Singer Annette Hanshaw’s wholesome good looks and girlish sound are like catnip for lovers of twenties nostalgia. That shouldn’t obscure her strictly musical gifts.
Hanshaw’s voice was definitely of its time: earnest, bright and occasionally a little thin. It was also rhythmic, flexible and sexily sweet yet completely natural. She takes a merely pretty little ditty like “Who’ That Knocking On My Door” and turns it into something personal as well as musical:
Hanshaw’s interpretation clues the listener into why none other than Tommy Dorsey (no pussycat when it came to evaluating singers or sidemen) christened her a “musician’s singer.” Hanshaw’s sense of float and drive catalyzes a dream band of (White) twenties jazz musicians, with Adrian Rollini on bass sax, Joe Venuti on violin, Eddie Lang on guitar and Vic Berton’s barely heard but powerfully felt drums in turn providing a beautifully spacious feel.

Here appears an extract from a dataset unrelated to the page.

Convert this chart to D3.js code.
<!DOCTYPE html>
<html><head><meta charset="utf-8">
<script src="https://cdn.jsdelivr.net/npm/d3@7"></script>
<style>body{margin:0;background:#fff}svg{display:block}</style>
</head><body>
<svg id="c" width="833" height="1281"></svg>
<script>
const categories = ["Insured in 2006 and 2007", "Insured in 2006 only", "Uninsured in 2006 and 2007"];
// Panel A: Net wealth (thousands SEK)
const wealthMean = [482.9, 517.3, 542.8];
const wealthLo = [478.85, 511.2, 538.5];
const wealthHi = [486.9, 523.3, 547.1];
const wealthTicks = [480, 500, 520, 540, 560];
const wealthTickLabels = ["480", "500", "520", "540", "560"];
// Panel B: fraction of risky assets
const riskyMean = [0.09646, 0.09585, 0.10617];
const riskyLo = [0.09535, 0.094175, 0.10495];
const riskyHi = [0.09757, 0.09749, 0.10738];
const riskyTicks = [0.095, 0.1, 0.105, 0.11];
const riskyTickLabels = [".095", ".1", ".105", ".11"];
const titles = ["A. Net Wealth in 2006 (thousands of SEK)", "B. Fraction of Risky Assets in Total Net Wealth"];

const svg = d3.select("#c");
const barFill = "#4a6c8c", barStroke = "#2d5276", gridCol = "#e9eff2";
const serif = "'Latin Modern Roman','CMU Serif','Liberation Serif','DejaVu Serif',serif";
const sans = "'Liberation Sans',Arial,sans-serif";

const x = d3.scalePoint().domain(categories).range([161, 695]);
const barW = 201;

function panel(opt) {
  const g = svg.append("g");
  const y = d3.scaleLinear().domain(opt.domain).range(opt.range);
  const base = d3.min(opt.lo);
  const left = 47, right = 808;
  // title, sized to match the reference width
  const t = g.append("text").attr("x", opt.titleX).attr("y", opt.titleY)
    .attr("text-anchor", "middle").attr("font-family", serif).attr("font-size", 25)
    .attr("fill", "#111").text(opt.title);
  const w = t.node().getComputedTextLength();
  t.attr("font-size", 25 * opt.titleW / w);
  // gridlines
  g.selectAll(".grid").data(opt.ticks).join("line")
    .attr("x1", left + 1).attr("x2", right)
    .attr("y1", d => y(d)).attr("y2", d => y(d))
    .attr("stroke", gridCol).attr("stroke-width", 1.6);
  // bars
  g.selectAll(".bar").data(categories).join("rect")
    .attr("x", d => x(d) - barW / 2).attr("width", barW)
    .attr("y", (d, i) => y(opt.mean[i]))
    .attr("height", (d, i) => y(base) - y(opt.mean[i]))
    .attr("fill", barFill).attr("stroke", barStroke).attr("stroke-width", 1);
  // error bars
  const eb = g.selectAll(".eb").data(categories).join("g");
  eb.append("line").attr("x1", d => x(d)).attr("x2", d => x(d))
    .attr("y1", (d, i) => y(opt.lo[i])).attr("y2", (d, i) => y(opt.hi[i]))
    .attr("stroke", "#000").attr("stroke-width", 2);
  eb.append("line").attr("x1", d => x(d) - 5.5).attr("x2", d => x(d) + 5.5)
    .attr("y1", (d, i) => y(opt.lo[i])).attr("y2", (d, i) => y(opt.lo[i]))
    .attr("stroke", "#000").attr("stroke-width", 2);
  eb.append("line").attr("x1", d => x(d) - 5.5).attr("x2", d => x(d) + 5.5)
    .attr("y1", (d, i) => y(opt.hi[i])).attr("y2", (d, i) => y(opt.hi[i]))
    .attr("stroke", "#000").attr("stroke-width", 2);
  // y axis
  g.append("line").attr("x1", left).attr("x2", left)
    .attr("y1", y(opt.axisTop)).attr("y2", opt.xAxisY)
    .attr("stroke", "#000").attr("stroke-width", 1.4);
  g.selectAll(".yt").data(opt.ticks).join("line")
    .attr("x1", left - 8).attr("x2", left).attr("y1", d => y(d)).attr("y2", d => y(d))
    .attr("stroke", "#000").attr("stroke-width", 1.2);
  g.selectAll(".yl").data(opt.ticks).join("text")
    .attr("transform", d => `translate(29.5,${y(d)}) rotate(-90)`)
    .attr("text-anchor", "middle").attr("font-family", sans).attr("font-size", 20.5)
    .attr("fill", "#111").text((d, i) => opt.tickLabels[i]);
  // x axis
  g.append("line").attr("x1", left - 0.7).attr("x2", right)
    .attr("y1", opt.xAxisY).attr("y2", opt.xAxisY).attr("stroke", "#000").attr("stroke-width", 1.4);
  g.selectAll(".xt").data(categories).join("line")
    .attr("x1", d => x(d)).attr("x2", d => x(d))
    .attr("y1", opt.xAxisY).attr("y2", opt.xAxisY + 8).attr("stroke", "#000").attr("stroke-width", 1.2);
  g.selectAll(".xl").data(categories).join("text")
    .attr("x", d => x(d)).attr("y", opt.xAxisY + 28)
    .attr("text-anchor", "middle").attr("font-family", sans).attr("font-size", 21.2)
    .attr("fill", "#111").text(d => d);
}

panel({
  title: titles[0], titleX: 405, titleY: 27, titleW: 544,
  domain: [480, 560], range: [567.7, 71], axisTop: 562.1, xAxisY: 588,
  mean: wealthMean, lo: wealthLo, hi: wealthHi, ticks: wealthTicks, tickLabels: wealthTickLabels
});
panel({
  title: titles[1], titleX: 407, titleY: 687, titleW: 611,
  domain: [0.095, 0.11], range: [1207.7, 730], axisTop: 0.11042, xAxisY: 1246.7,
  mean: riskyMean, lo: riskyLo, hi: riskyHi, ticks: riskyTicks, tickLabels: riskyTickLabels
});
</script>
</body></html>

They also squeeze a variety of different sounds from this small hodge-podge of instruments. The exchange between Lang, Rollini and Venuti, with Venuti double-stopping harmonies behind Lang’s tight plucking, Venuti strumming aggressively behind Venuti’s violin and Rollini tossing out short bridges between them, feels like a crossed ensemble signal that clicked into something “right.” Along with Rollini’s hot fountain pen (sounding like a clarinet with a steel wool reed) the instruments partner with rather than parody the lead. This isn’t a singer plus an accompaniment; it’s a group of musicians, including Hanshaw on vocals. Hip stuff, even if it’s also a lot of fun.
Yes, children, music can be deeply edifying and dense with information, but it can also be joyous fun without losing an iota of its artistic seriousness. We listen to DOOR with pleasure but also with admiration. Thank you, Perf!
Glad you enjoyed it! No one ever cut out of a dance to attend a lecture…
Annette Hanshaw is a favourite singer of mine, and it’s been interesting to watch her popularity grow over the past decade. I know many younger singers and musicians of various styles who count her as an influence! I think increased access through the internet is the key here.
I agree, Michael, and that’s also why I try to hype some lesser known players on my little slice of the web!
Thanks, as always, for reading and for sharing your thoughts.
Many yet to hear, but her Pathe’ sides seem to be looser and hotter than the later material reissued most recently on Sensation.
It seems that way to me too, Tronepone, but I too have a lot of catching up to do.
Calling the band the Sizzlin’ Syncopators seems unusually accurate by the standards of showbiz.
Good point! Sometimes truth in advertising succeeds.